Édito : Non à l’augmentation des frais universitaires pour les étudiants étrangers !

Dans sa « stratégie d’attractivité pour les étudiants internationaux », le Premier ministre Edouard Philippe vient d’annoncer une augmentation substantielle des frais d’inscription pour les étudiants étrangers hors-Union Européenne. Fini la licence à 170 euros, il faudra désormais débourser 16 fois plus pour un bac +3, et la bagatelle de 3.770 euros pour un master ou un doctorat.

Le but ? Officiellement : redorer le prestige d’une formation française supposément atrophiée par sa quasi-gratuité, en envoyant « un signal de qualité » avec des prix revus à la hausse. Mais la mesure répond à une logique plus profonde : une sélection des étudiants internationaux sur critères sociaux… en faveur des plus riches. Parce que l’effet mécanique immédiat de la mesure est clair : un renforcement de la reproduction sociale des étudiants internationaux. Sachant qu’il est déjà indispensable actuellement de prouver un certain niveau de ressources pour obtenir un visa étudiant en France, une telle augmentation des frais d’inscription découragera encore plus les moins fortunés, en leur infligeant un obstacle supplémentaire dans leur quête d’ascension sociale.

Mais qu’à cela ne tienne, Edouard Philippe annonce une extension de l’octroi de bourses pour les futurs étudiants en manque de moyens. S’il faut encore attendre les potentiels critères d’exemption de frais d’inscription, le développement des aides du ministère des affaires étrangères annoncée par le gouvernement n’est peut-être qu’un trompe l’œil. Car il s’agit en effet de programmes d’excellence qui viennent soutenir les meilleurs bacheliers et candidats aux masters et doctorats dans le seul but d’attirer les meilleurs éléments dans les établissements français.

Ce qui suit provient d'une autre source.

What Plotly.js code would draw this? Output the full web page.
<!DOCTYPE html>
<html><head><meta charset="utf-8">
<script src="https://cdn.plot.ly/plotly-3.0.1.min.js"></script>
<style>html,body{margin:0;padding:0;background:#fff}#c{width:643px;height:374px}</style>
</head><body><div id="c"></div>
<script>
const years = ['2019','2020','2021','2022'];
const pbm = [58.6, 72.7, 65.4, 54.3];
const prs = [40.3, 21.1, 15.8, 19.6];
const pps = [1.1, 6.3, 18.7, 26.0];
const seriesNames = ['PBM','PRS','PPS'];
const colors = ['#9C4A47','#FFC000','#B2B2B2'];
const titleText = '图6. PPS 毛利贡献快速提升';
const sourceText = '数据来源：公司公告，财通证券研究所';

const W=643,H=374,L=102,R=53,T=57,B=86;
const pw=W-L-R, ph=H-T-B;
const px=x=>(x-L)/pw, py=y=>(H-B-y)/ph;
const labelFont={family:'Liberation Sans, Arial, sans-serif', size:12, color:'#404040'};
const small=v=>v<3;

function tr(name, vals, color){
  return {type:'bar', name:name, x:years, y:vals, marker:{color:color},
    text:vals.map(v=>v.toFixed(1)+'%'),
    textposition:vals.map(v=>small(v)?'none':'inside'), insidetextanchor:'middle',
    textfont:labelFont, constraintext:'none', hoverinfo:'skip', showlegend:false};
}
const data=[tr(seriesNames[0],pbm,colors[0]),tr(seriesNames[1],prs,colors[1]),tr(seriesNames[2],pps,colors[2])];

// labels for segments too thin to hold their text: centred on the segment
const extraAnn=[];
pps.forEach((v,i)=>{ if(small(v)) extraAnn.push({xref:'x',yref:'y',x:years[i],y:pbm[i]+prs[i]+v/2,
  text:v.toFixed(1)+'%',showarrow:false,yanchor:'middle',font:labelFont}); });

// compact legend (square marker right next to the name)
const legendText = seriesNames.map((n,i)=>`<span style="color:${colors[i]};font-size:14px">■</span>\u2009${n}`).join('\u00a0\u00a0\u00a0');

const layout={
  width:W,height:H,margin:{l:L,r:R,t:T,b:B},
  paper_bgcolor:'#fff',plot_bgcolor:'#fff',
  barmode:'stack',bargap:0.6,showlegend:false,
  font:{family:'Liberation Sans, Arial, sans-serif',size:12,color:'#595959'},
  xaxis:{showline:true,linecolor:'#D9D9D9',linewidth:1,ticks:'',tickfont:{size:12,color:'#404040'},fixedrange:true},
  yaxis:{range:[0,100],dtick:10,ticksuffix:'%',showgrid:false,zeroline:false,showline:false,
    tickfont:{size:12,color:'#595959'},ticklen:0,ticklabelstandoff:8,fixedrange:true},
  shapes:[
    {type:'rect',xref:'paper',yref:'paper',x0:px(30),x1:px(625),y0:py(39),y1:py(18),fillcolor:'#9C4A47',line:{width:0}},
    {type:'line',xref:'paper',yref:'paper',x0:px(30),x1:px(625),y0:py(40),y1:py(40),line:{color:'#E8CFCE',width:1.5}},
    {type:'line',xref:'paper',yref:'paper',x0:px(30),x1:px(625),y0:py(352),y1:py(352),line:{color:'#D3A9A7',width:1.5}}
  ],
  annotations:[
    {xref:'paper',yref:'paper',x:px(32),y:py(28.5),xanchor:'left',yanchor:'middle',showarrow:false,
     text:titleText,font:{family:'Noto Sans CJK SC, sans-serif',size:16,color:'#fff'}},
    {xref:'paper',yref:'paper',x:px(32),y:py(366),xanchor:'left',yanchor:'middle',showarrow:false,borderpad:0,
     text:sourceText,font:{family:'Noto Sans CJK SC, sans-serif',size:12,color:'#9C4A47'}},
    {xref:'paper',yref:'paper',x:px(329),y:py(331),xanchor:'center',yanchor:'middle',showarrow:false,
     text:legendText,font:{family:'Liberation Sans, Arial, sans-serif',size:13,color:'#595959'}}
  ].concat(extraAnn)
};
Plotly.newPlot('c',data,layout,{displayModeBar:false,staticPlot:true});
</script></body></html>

Si l’initiative peut être compréhensible, elle s’inscrit toujours dans cette volonté de faire fi des critères sociaux en avantageant, malheureusement comme souvent, les plus favorisés.

Néanmoins, un argument revient sur toutes les lèvres : les universités étant un service public, comment expliquer que des étrangers puissent en bénéficier au même titre que des français, dont les parents ont participé au financement par l’impôt. Pire, comment osent-ils se plaindre de cette augmentation, puisque l’Etat continuera d’absorber les deux-tiers des coûts. D’un point de vue parfaitement logique, l’argument est totalement recevable. Sauf que seuls les étudiants non-citoyens de l’Union européenne seront impactés par cette hausse. Et aux dernières nouvelles, leurs camarades espagnols, belges, ou encore grecs, n’ont pas plus cotisé qu’eux, du fait de l’absence d’impôt commun à toute l’UE. Si l’on peut expliquer cette différence de traitement par les accords universitaires et les volontés de coopération entre les pays, la mesure tend à créer une nouvelle catégorisation des « extracommunautaires », qui deviennent encore plus étrangers qu’avant.

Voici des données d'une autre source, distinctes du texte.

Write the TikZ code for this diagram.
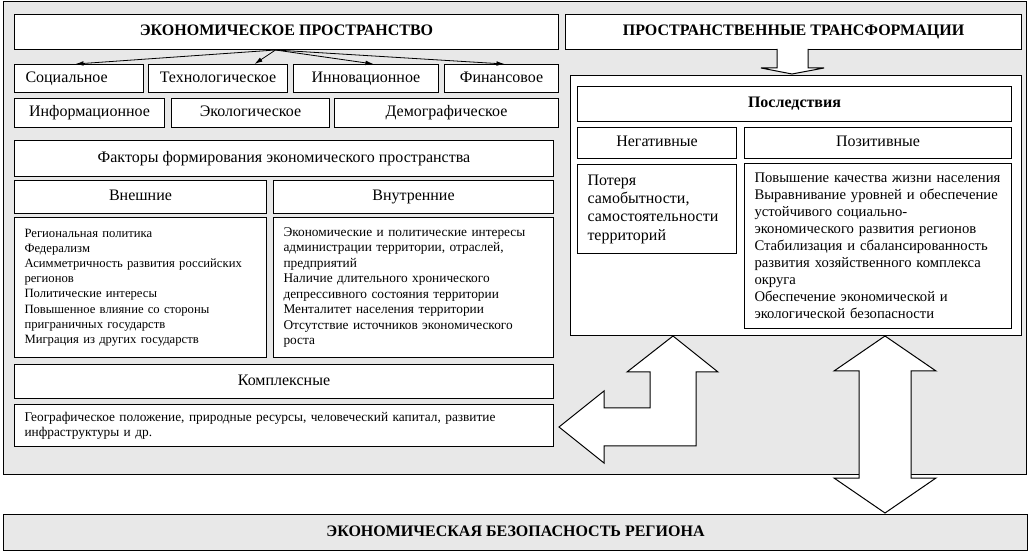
\documentclass[tikz,border=0pt]{standalone}
\usepackage{fontspec}
\setmainfont{Liberation Serif}
\usetikzlibrary{arrows.meta, positioning}

\definecolor{panelgray}{RGB}{232,232,232}

\begin{document}
\begin{tikzpicture}[
                x=0.75pt, y=-0.75pt,
                frame/.style={draw, fill=white, line width=0.75pt, anchor=north west, inner sep=0pt},
                box/.style={frame, text height=8.6pt, text depth=2.6pt, font=\fontsize{12}{14}\selectfont},
                title/.style={box, font=\fontsize{12}{14}\selectfont\bfseries},
                list/.style={frame, align=left, inner xsep=7.5pt},
                wh/.style 2 args={minimum width=#1*0.75pt, minimum height=#2*0.75pt},
                arrow/.style={-{Latex[length=6pt, width=3.5pt]}, line width=0.6pt},
                block/.style={draw, fill=white, line width=0.75pt, line join=miter}]

            \useasboundingbox (0,0) rectangle (1029,552);

            % Fond
            \node[frame, fill=panelgray, wh={1023}{473}] (panel) at (3,1) {};

            % Espace economique
            \node[title, wh={544}{35}] (ekon) at (14,14) {ЭКОНОМИЧЕСКОЕ ПРОСТРАНСТВО};
            \node[box, wh={129}{28}, align=left, text width=80.25pt, inner xsep=8.25pt] (soc) at (14,64) {Социальное};
            \node[box, wh={139}{28}] (tech) at (148,64) {Технологическое};
            \node[box, wh={145}{28}] (innov) at (293,64) {Инновационное};
            \node[box, wh={114}{28}] (fin) at (444,64) {Финансовое};
            \node[box, wh={150}{29}] (info) at (14,98) {Информационное};
            \node[box, wh={158}{29}] (eco) at (171,98) {Экологическое};
            \node[box, wh={224}{29}] (demo) at (334,98) {Демографическое};

            \coordinate (src) at ([xshift=-8.25pt]ekon.south);
            \draw[arrow] (src) -- ([xshift=-2.6pt]soc.north);
            \draw[arrow] (src) -- ([xshift=27.4pt]tech.north);
            \draw[arrow] (src) -- ([xshift=5.6pt]innov.north);
            \draw[arrow] (src) -- ([xshift=2.25pt]fin.north);

            % Facteurs
            \node[box, wh={539}{36}] (fact) at (14,140) {Факторы формирования экономического пространства};
            \node[box, wh={252}{33}] (ext) at (14,180) {Внешние};
            \node[box, wh={280}{33}] (int) at (273,180) {Внутренние};
            \node[list, text width=174pt, minimum height=105pt, font=\fontsize{9.5}{11.4}\selectfont] (extlist) at (14,217)
                {Региональная политика\\
                 Федерализм\\
                 Асимметричность развития российских\\
                 регионов\\
                 Политические интересы\\
                 Повышенное влияние со стороны\\
                 приграничных государств\\
                 Миграция из других государств};
            \node[list, text width=195pt, minimum height=105pt, font=\fontsize{10}{11.6}\selectfont] (intlist) at (273,217)
                {Экономические и политические интересы\\
                 администрации территории, отраслей,\\
                 предприятий\\
                 Наличие длительного хронического\\
                 депрессивного состояния территории\\
                 Менталитет населения территории\\
                 Отсутствие источников экономического\\
                 роста};
            \node[box, wh={539}{34}] (kompl) at (14,364) {Комплексные};
            \node[list, text width=389.25pt, minimum height=31.5pt, font=\fontsize{10}{11.25}\selectfont] (geo) at (14,404)
                {Географическое положение, природные ресурсы, человеческий капитал, развитие\\
                 инфраструктуры и др.};

            % Transformations
            \node[title, wh={456}{35}] (trans) at (565,14) {ПРОСТРАНСТВЕННЫЕ ТРАНСФОРМАЦИИ};
            \node[frame, wh={451}{260}] (conseq) at (570,75) {};
            \node[title, wh={434}{35}] (posl) at (577,86) {Последствия};
            \node[box, wh={159}{31}] (neg) at (577,127) {Негативные};
            \node[box, wh={267}{31}] (pos) at (744,127) {Позитивные};
            \node[list, text width=104.25pt, minimum height=66.75pt, font=\fontsize{12}{13.75}\selectfont] (neglist) at (577,164)
                {Потеря\\
                 самобытности,\\
                 самостоятельности\\
                 территорий};
            \node[list, text width=185.25pt, minimum height=123.75pt, font=\fontsize{11}{12.75}\selectfont] (poslist) at (744,163)
                {Повышение качества жизни населения\\
                 Выравнивание уровней и обеспечение\\
                 устойчивого социально-\\
                 экономического развития регионов\\
                 Стабилизация и сбалансированность\\
                 развития хозяйственного комплекса\\
                 округа\\
                 Обеспечение экономической и\\
                 экологической безопасности};

            % Securite
            \node[title, fill=panelgray, wh={1024}{36}] (secur) at (3,514) {ЭКОНОМИЧЕСКАЯ БЕЗОПАСНОСТЬ РЕГИОНА};

            % Fleches
            \filldraw[block] (777,49) -- (777,68) -- (761,68) -- (792,74) -- (824,68) -- (808,68) -- (808,49);
            \filldraw[block] (673,336) -- (718,372) -- (696,372) -- (696,446) -- (604,446) -- (604,463) -- (559,427)
                -- (604,391) -- (604,408) -- (650,408) -- (650,372) -- (627,372) -- cycle;
            \filldraw[block] (885,336) -- (936,371) -- (911,371) -- (911,478) -- (936,478) -- (885,513)
                -- (834,478) -- (859,478) -- (859,371) -- (834,371) -- cycle;

        \end{tikzpicture}
\end{document}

Enfin, comment ne pas parler des revenus générés par ces étudiants étrangers. Dans une étude de novembre 2014, l’institut BVA estime, en moyenne, à 4,65 milliards d’euros leur l’apport économique, en ne coûtant que 3 milliards à l’Etat français. Oui, nous l’avez bien lu : les étudiants étrangers génèrent, chaque année, 1,65 milliards d’euros à l’économie française. Comment ? Tout simplement par leurs différentes consommations : loyers, alimentation, sorties diverses, qui représentent environ 11.000 euros de dépenses par an et par étudiants, hors frais d’inscription. S’ajoutent à cela les dépenses plus spécifiques à leur statut : billets d’avion pour retourner dans leur pays d’origine, parfois deux fois par an, et les dépenses de tourisme de leur famille qui vient leur rendre visite. La mesure ne peut donc pas être défendue avec des arguments budgétaires, où « les étrangers coûteraient trop cher » : la volonté du gouvernement est bien d’accentuer ce processus, en attirant des étudiants étrangers toujours plus favorisés, qui dépenseront toujours plus, au détriment des principes fondamentaux d’égalités de traitement et des chances.

Une fois de plus, le gouvernement s’attaque aux universités et à ses racines fondatrices, en espérant une nouvelle mobilisation syndicale et étudiante. Signe d’espoir, le Conseil d’administration de l’Université de Lille vient d’adopter une motion en opposition aux souhaits du gouvernement, et une manifestation pourrait avoir lieu dans les prochains jours.